▶ [DIRECTIONS] Only lines holding the string "this" are wanted; copy each one from the material.

▶ [RECORD LIST]
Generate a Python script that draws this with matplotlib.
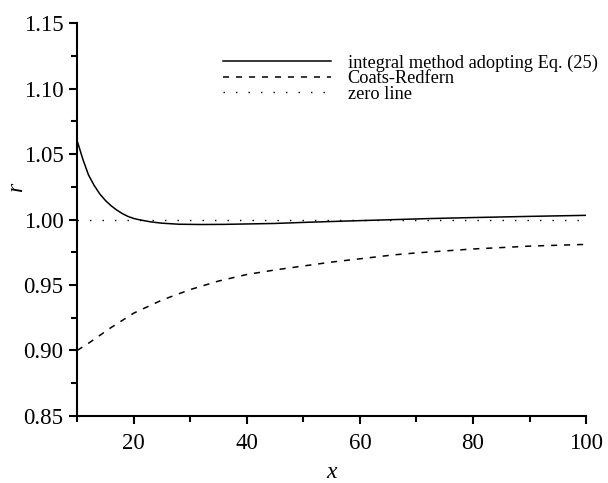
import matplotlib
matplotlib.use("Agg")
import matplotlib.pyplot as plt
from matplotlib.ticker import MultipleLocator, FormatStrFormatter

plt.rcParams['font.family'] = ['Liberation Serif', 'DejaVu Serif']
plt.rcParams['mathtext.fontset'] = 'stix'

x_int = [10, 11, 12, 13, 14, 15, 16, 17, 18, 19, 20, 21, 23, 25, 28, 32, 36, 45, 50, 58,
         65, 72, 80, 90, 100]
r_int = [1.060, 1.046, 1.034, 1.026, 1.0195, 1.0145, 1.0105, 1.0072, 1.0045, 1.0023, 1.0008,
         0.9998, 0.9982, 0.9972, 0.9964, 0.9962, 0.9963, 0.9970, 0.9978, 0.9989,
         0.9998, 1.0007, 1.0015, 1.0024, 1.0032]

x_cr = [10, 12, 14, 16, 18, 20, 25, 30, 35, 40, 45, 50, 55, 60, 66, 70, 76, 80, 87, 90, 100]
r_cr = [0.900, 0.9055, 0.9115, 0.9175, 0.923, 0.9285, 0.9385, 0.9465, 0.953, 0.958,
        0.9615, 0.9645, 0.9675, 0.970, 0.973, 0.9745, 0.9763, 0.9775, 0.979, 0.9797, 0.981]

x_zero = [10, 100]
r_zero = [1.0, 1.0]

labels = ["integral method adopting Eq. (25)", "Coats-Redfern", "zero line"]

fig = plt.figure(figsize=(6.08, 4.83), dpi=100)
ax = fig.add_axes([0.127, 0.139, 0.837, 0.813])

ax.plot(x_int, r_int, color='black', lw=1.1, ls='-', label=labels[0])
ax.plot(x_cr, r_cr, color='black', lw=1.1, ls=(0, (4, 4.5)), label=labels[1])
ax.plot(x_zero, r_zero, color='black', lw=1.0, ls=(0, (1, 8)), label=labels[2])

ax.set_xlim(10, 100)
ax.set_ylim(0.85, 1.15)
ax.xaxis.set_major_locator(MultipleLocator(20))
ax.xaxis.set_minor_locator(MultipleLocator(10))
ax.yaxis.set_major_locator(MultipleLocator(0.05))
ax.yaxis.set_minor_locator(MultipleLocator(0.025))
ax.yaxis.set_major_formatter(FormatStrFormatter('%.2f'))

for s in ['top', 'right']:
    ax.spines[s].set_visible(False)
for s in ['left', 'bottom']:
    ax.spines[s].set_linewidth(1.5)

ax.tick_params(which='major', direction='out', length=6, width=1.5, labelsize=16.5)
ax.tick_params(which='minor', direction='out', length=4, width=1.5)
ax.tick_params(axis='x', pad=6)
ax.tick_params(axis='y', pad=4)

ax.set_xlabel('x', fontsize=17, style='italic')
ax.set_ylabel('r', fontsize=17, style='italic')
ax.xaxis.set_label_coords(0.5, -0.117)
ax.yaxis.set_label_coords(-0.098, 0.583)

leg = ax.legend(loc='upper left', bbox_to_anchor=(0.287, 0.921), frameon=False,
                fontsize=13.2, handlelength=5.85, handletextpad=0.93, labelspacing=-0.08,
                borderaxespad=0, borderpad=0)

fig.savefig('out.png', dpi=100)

--

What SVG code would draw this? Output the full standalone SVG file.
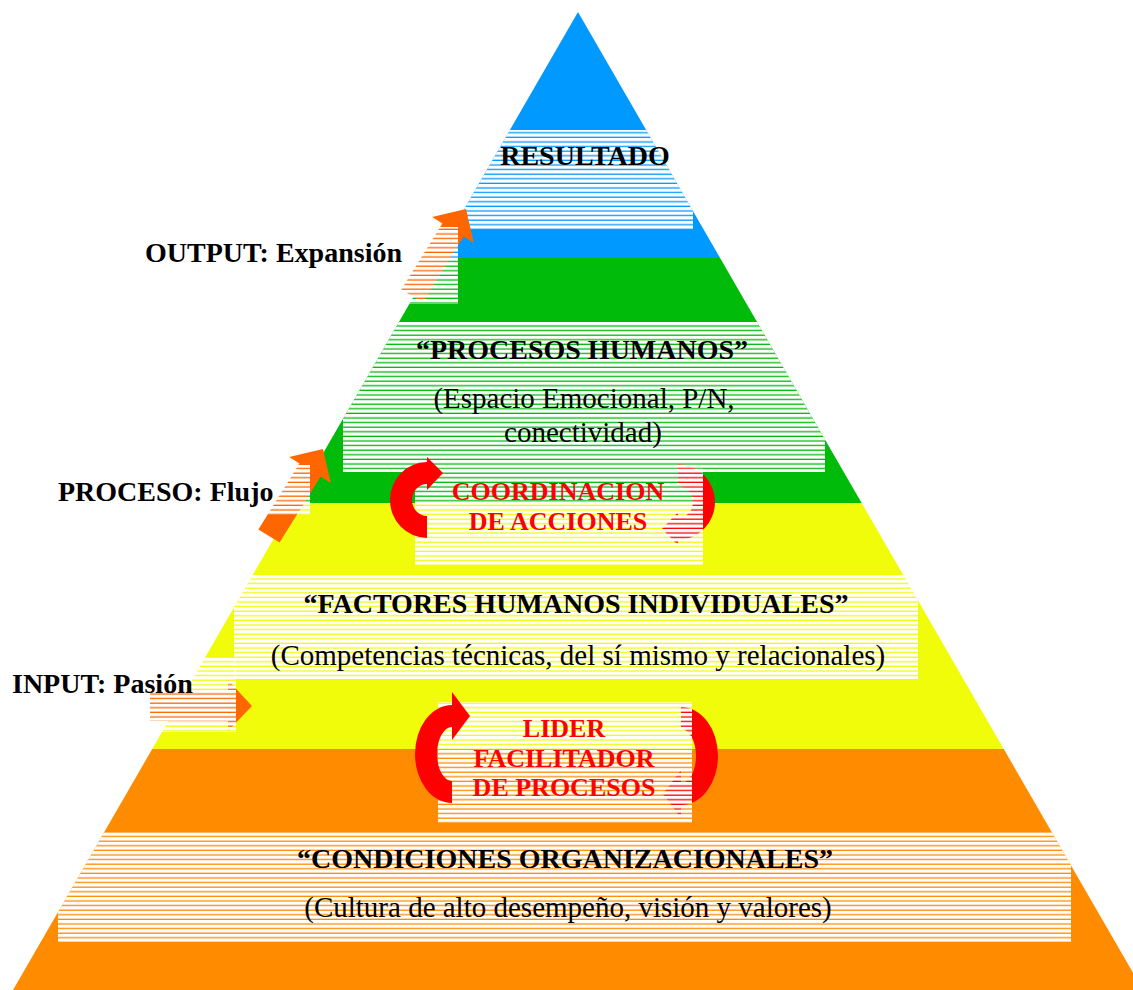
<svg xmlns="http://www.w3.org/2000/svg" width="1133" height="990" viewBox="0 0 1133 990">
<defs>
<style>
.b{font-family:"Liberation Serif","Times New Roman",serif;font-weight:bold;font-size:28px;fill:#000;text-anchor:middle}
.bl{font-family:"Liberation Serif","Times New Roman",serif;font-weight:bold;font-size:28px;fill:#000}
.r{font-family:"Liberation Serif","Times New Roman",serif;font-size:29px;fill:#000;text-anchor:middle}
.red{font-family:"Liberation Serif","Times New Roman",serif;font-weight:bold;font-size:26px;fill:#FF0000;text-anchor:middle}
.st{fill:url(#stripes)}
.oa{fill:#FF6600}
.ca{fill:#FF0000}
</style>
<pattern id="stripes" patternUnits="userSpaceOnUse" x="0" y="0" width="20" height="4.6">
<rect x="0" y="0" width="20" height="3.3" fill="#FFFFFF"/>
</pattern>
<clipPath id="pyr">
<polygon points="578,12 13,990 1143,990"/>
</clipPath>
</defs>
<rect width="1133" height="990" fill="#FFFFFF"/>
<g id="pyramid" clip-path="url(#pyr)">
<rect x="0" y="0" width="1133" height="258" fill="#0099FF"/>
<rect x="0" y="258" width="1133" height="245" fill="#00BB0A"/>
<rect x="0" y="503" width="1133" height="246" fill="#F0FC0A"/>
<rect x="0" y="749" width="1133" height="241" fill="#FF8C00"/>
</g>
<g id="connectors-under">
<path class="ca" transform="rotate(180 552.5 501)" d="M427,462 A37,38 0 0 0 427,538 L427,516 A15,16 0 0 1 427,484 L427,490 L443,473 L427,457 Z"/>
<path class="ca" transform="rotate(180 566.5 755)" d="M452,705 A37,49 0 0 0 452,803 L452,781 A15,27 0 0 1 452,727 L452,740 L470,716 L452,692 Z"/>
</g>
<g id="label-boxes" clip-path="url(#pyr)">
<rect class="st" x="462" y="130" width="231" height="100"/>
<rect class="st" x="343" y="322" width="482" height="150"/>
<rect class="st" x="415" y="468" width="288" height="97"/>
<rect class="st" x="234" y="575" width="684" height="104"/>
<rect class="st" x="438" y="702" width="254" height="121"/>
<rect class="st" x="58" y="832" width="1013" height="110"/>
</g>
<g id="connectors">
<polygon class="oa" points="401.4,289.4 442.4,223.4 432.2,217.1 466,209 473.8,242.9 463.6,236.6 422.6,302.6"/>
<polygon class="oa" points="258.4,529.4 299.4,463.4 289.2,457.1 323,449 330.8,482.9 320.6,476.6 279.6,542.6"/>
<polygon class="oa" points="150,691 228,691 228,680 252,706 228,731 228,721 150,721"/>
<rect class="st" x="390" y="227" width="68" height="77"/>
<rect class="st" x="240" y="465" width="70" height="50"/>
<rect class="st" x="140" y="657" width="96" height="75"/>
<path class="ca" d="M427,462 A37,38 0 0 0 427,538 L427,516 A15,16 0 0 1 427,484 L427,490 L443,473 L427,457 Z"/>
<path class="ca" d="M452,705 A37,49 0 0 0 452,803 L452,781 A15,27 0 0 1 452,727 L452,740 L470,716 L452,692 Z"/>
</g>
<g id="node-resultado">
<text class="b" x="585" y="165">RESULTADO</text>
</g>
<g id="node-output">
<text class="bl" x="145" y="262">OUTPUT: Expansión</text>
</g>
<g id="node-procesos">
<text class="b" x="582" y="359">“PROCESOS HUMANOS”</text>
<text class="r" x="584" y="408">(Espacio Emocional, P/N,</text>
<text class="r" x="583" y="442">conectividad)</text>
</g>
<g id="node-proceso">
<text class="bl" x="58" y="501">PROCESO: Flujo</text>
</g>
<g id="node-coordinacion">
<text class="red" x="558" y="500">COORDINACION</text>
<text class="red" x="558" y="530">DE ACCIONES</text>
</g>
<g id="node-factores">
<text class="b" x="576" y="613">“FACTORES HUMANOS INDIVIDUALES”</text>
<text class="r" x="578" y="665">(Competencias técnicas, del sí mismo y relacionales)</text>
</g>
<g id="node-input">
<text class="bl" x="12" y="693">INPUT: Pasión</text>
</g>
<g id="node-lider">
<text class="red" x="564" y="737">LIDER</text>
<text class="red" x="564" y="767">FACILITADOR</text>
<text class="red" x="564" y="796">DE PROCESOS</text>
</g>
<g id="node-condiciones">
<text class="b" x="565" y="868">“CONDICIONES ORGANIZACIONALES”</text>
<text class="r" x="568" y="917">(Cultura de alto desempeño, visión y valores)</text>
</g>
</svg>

--

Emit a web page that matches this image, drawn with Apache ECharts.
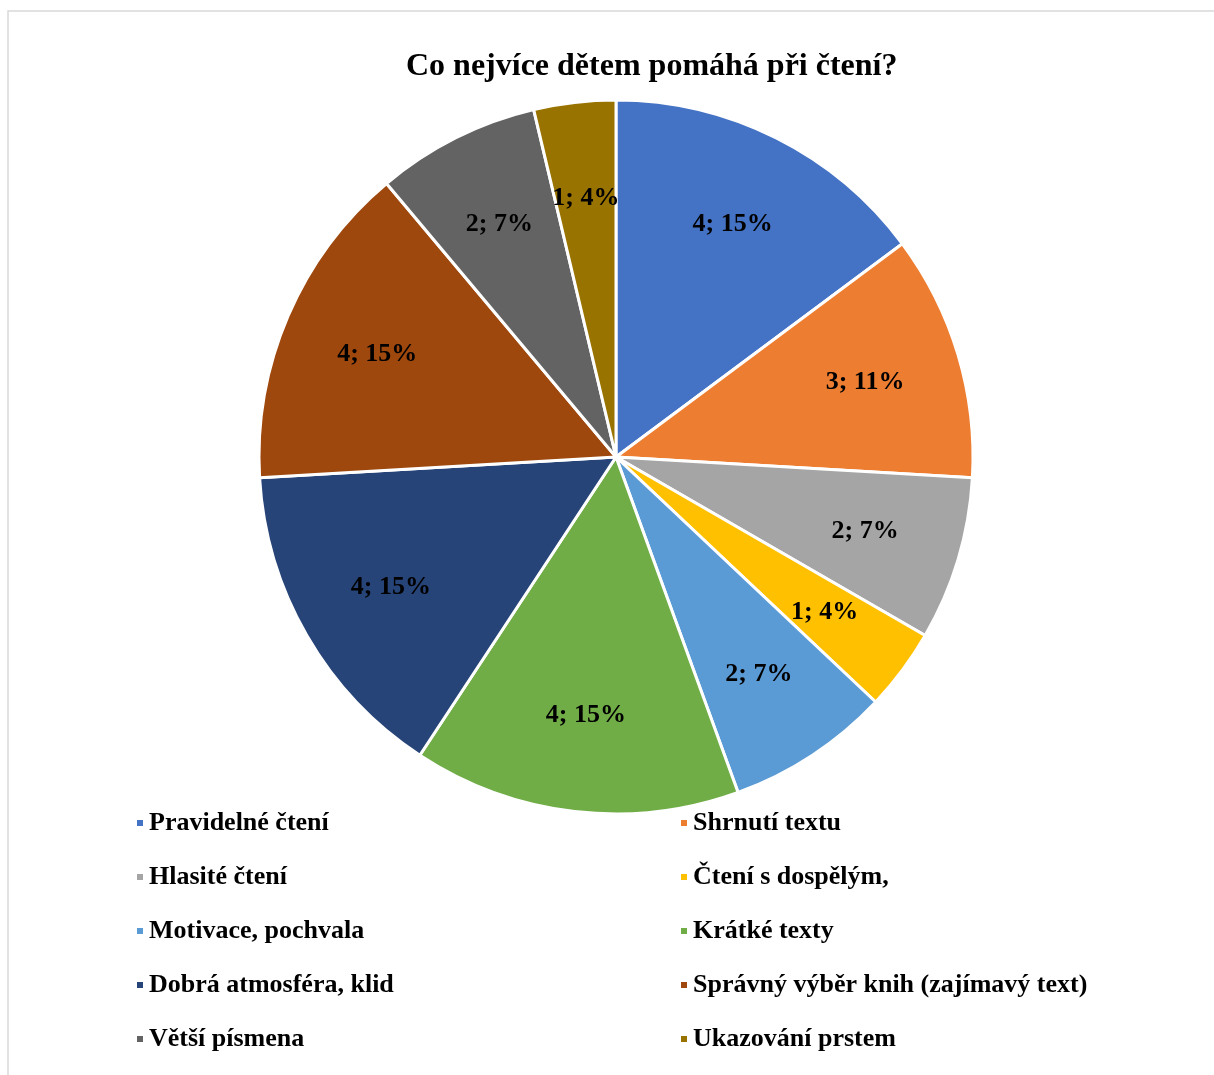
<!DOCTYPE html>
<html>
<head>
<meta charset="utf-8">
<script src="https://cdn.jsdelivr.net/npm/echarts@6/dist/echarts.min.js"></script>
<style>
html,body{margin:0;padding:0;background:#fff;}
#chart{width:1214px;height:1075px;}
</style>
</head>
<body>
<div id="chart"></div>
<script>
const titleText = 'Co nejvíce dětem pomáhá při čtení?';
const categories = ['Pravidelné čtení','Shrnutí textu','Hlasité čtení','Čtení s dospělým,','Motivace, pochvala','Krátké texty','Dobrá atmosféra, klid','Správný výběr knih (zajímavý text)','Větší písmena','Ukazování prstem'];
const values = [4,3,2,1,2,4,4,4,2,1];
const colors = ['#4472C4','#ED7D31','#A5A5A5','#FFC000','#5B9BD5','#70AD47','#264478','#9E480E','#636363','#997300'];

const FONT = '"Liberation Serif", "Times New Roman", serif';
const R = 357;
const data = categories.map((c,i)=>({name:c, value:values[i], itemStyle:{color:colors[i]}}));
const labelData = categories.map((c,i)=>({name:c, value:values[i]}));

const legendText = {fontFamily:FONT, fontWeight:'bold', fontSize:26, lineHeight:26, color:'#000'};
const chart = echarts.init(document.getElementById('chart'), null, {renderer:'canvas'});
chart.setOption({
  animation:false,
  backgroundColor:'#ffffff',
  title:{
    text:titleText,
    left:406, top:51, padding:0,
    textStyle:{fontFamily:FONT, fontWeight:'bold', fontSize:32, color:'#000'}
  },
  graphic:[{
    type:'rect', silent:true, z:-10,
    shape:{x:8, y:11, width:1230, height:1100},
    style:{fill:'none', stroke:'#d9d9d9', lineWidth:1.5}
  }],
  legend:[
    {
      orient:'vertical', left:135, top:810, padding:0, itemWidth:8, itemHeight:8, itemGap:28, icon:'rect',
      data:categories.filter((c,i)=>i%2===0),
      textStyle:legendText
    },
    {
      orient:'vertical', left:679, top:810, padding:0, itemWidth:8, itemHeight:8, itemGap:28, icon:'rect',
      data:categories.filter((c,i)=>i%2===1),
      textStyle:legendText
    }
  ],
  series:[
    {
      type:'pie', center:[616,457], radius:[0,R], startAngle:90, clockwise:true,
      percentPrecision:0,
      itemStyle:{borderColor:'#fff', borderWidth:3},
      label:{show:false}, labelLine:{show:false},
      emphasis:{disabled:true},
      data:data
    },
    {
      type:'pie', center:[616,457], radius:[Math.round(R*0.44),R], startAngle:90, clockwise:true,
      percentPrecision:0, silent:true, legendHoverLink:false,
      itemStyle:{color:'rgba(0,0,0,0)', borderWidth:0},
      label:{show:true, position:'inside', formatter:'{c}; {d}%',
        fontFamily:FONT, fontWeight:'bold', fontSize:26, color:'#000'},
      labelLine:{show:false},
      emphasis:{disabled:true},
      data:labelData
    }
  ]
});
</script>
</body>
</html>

▶ [EXERCISE OUTPUT]
Generate a Python script that draws this with matplotlib.
What SVG code would draw this? Output the full standalone SVG file.
Emit a web page that matches this image, drawn with Apache ECharts.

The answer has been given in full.